§ **To do**
Give back every line exactly as it appears, pictures excluded.

§ **Records**
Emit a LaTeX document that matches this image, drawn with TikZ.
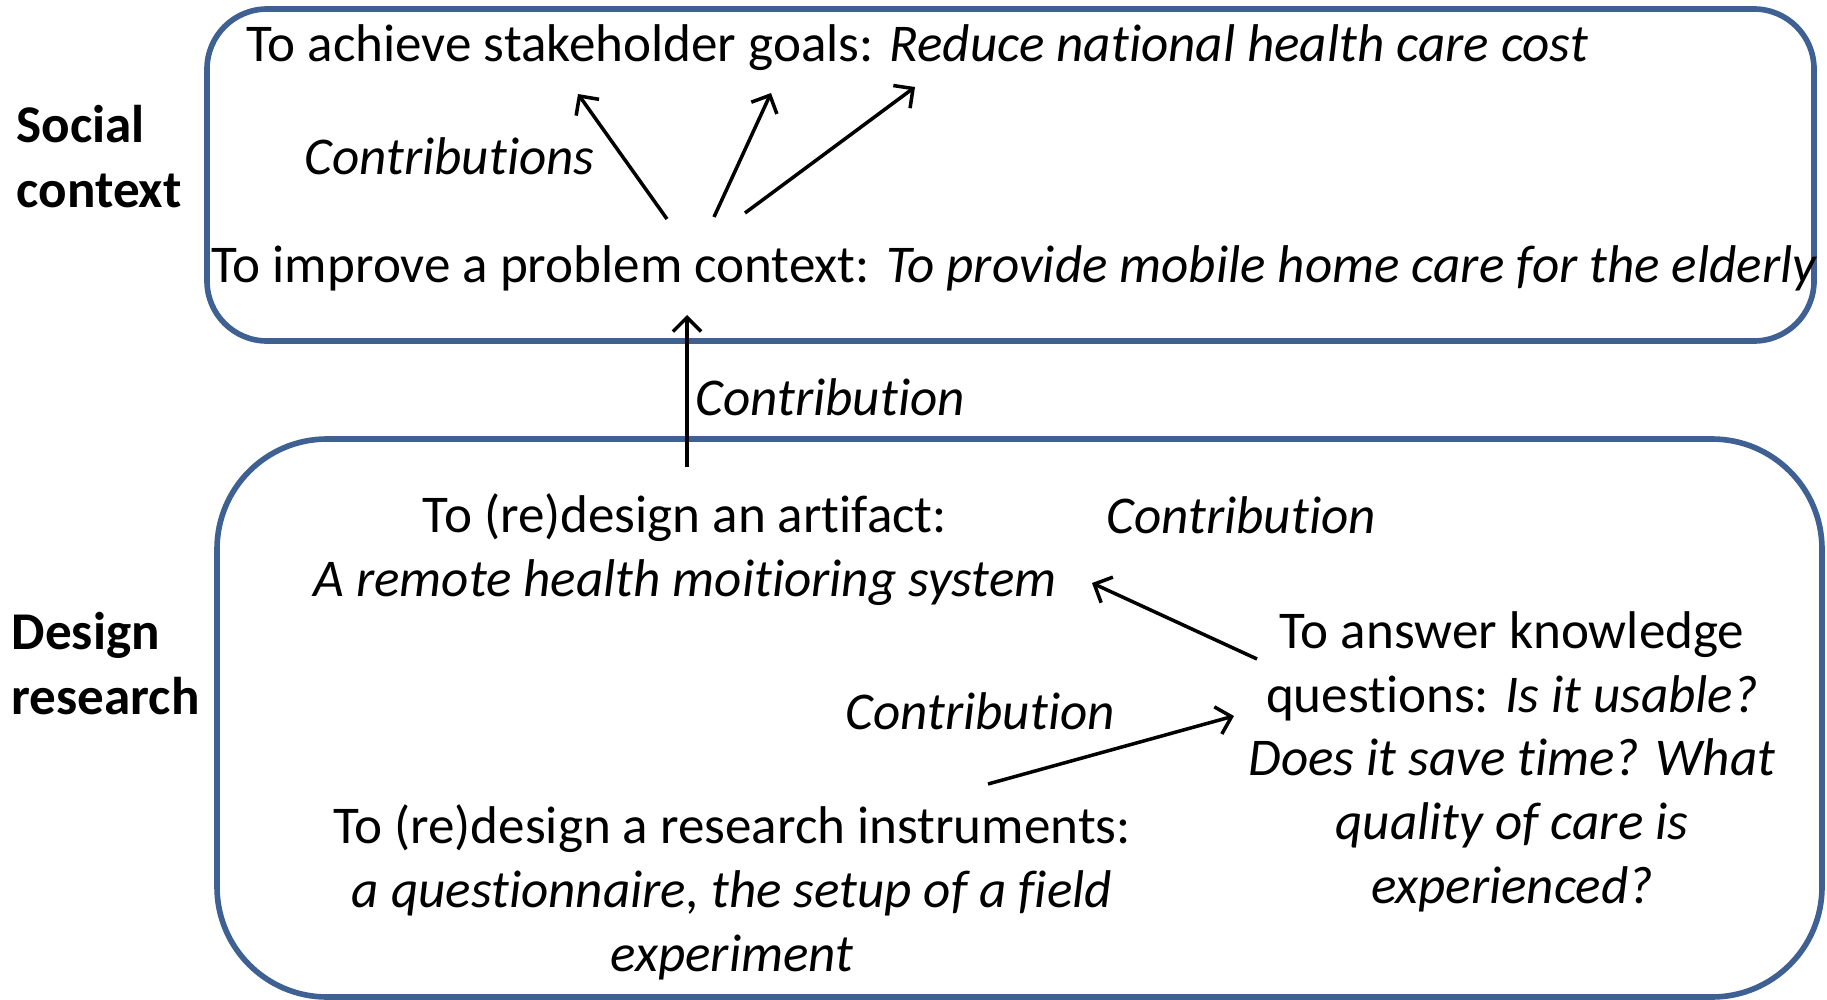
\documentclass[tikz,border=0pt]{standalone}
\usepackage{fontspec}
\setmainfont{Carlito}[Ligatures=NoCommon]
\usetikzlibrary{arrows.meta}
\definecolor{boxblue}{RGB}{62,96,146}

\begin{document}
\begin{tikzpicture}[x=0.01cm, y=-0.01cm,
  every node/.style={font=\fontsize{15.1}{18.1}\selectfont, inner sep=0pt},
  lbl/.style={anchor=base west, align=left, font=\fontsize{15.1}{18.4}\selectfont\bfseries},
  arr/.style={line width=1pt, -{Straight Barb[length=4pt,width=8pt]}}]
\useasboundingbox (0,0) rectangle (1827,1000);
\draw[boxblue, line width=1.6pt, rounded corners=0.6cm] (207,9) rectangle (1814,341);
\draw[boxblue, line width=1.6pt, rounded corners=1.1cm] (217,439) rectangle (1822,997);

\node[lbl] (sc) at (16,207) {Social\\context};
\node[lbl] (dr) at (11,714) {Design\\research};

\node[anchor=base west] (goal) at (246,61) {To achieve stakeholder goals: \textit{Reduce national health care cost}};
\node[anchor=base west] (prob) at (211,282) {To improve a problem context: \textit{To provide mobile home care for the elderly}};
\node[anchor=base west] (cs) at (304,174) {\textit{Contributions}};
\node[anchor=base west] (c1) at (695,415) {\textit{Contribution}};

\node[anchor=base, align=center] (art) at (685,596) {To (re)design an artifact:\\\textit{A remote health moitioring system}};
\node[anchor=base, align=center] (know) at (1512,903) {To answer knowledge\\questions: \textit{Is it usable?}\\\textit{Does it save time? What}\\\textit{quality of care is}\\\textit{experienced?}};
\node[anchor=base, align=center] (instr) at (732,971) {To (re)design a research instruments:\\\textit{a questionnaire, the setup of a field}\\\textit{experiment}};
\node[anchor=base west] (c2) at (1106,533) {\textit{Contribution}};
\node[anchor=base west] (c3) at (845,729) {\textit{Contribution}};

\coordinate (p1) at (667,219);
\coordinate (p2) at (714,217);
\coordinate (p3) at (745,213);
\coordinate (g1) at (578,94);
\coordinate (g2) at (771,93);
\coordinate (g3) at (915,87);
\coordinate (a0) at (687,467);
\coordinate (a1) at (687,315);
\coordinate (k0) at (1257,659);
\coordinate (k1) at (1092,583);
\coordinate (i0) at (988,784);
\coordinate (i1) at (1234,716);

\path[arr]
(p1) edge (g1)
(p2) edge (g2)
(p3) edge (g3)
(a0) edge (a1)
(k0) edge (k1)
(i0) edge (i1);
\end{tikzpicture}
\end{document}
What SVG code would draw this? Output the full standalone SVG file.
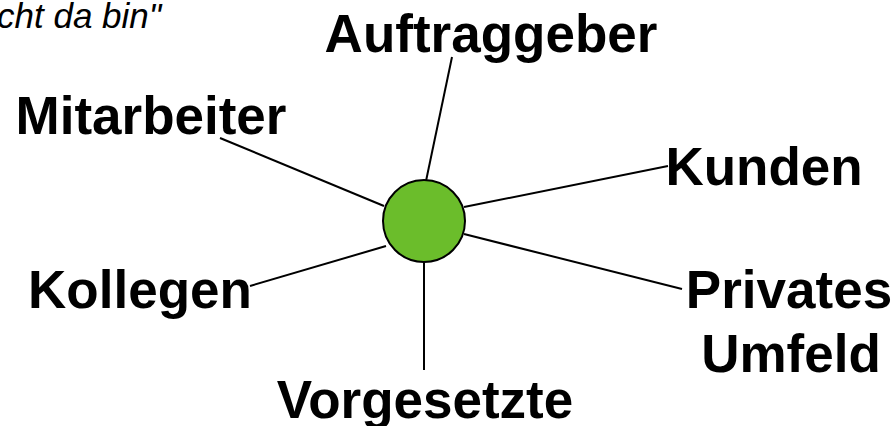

§ **Task output**
Emit a LaTeX document that matches this image, drawn with TikZ.
\documentclass[tikz,border=0pt]{standalone}
\usepackage{fontspec}
\setmainfont{Carlito}[Ligatures=NoCommon]
\usetikzlibrary{arrows.meta}
\definecolor{boxblue}{RGB}{62,96,146}

\begin{document}
\begin{tikzpicture}[x=0.01cm, y=-0.01cm,
  every node/.style={font=\fontsize{15.1}{18.1}\selectfont, inner sep=0pt},
  lbl/.style={anchor=base west, align=left, font=\fontsize{15.1}{18.4}\selectfont\bfseries},
  arr/.style={line width=1pt, -{Straight Barb[length=4pt,width=8pt]}}]
\useasboundingbox (0,0) rectangle (1827,1000);
\draw[boxblue, line width=1.6pt, rounded corners=0.6cm] (207,9) rectangle (1814,341);
\draw[boxblue, line width=1.6pt, rounded corners=1.1cm] (217,439) rectangle (1822,997);

\node[lbl] (sc) at (16,207) {Social\\context};
\node[lbl] (dr) at (11,714) {Design\\research};

\node[anchor=base west] (goal) at (246,61) {To achieve stakeholder goals: \textit{Reduce national health care cost}};
\node[anchor=base west] (prob) at (211,282) {To improve a problem context: \textit{To provide mobile home care for the elderly}};
\node[anchor=base west] (cs) at (304,174) {\textit{Contributions}};
\node[anchor=base west] (c1) at (695,415) {\textit{Contribution}};

\node[anchor=base, align=center] (art) at (685,596) {To (re)design an artifact:\\\textit{A remote health moitioring system}};
\node[anchor=base, align=center] (know) at (1512,903) {To answer knowledge\\questions: \textit{Is it usable?}\\\textit{Does it save time? What}\\\textit{quality of care is}\\\textit{experienced?}};
\node[anchor=base, align=center] (instr) at (732,971) {To (re)design a research instruments:\\\textit{a questionnaire, the setup of a field}\\\textit{experiment}};
\node[anchor=base west] (c2) at (1106,533) {\textit{Contribution}};
\node[anchor=base west] (c3) at (845,729) {\textit{Contribution}};

\coordinate (p1) at (667,219);
\coordinate (p2) at (714,217);
\coordinate (p3) at (745,213);
\coordinate (g1) at (578,94);
\coordinate (g2) at (771,93);
\coordinate (g3) at (915,87);
\coordinate (a0) at (687,467);
\coordinate (a1) at (687,315);
\coordinate (k0) at (1257,659);
\coordinate (k1) at (1092,583);
\coordinate (i0) at (988,784);
\coordinate (i1) at (1234,716);

\path[arr]
(p1) edge (g1)
(p2) edge (g2)
(p3) edge (g3)
(a0) edge (a1)
(k0) edge (k1)
(i0) edge (i1);
\end{tikzpicture}
\end{document}
What SVG code would draw this? Output the full standalone SVG file.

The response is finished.